Nikon claims 19.3mm, a very generous eye relief, great for spectacle wearers. My crude measurements - binocular focused to infinity and a lamp close to the objective to give a bright exit pupil - yielded 25mm eye relief measured from the lens surface, about 2mm more than in the Leica Noctivid 8x42 and a full 10mm more than in the Leica Ultravid 8x32 HD Plus!
Ease of view
for me is one of the best although you do not quite have the freedom in eye movement as in an unbaffled Swarovision. But the Nikon way of strong baffling for highest contrast is better for my use.
I was lucky to be able to test a second sample with a similar serial number which was provided by my friend J. - we both could not detect any differences in the optics. The newer glass had a bit more friction in the focus and correct hinge friction. Both are fabulous samples (same goes for the 8x32 Ultravid Pluses, which is the glass J. kept.)
Compared to Swarovision 8.5x42
The EDG beats the Swarovision in many key aspects:
- Global contrast and microcontast - especially contrast under difficult lighting (especially backlight)
- Ergonomy (EDG for me has the best ergonomy ever)
- Absence of rolling ball and warping
- Absolute smoothness of focuser
- Colour accuracy (Swarovision is cooler)
- No Absam ring (the Swarovision has a steep, narrow zone of reduced contrast at about 75% of the field)
- Eye relief is a tad longer
Swarovision beats the EDG in those fields:
- Swarovski service quality is second to none
EDG compared to Leica Noctivid, see here.
BEST FLAT FIELD VIEW...
1. Class leading flare suppression. This is a big thing you will need on any sunny day. And on a dull day, you´ll get the quietest images, too! AWESOME.

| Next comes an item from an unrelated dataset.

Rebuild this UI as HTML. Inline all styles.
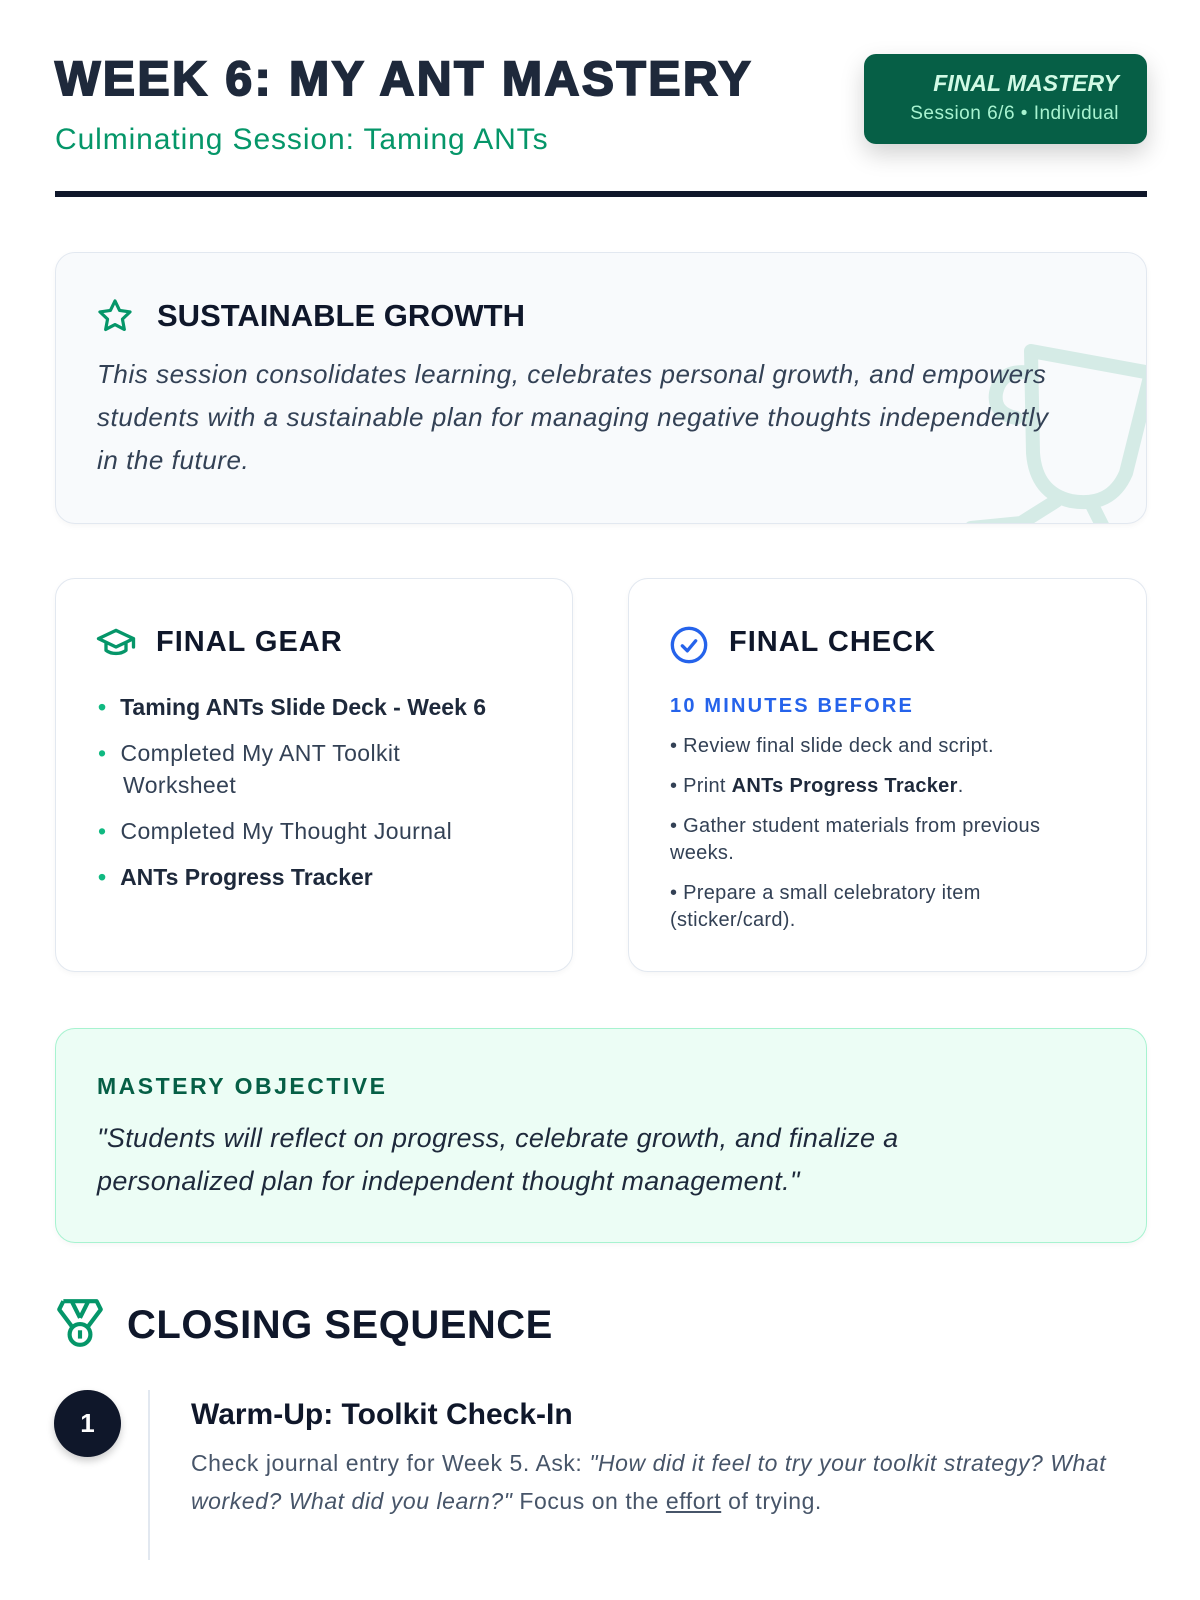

2. With the blackest shadows come the most saturated, yet natural colours.
3. PERFECTLY VELVETY SMOOTH FOCUS. It really does exist.
4. Superb ease of view - aberration control, flare suppression and a pleasant flat field in a stunning combination.
5. Ergonomy is as good as it gets for my taste, due to the compact shape, and the superb focus mechanism.
6. To my eyes, this could be a new paradigm for best distortion pattern - no warping of the image when panning or tilting.
7. Extremely long eye relief.
1. As a flat field design, less 3D high fidelity than classic, curved field designs, but better than the Noctivid and probably also the Swarovision
2. Seems a bit darker or less contrast boosted than most of the competition, especially Noctivid and Zeiss HT.
3. Diopter wheel does may wander in hot weather or with frequent use.
4. Central hinge friction was too low. Back to customer service.
5. Totally useless accessories except the strap: ocular and objective covers, pouch...
6. Eyecups do not lock properly.
7. Horned eyecups are fixed distance only
8. Reflections on oculars do occur
For my work as a filmmaker I mostly use Japanese products, with Canon, Panasonic, and Fujinon being incredibly innovative companies and delivering excellent and reliable products. Ironically, the EDG 8x42 took me by surprise, although I should have known Japanese manufacturers don´t go for second best in their top products.
The EDG 8x42 is a phenomenal binocular that comes with some serious flaws - a tendency of the hinge friction becoming too low, a weird diopter wheel and mostly unusable accessories. I do enjoy the fantastic views with great flare suppression, and saturated colours combined with superb ergonomy. An exciting modern design that manages to combine almost all the qualities I love in a great binocular.
I own an EDG but there is one big issue that might let me abandon the EDG again though - the 3D rendering is very weak compared to the Leica Ultravids with their curved fields and deep 3D images. If you do not compare the EDG to a classic curved field glass (Leica Ultravid Zeiss HT or Victory FL, Swaro SLC) you will probably not miss anything. But if you do compare, you might be shocked. Can the unique properties of the EDG outweight this flaw in the long run?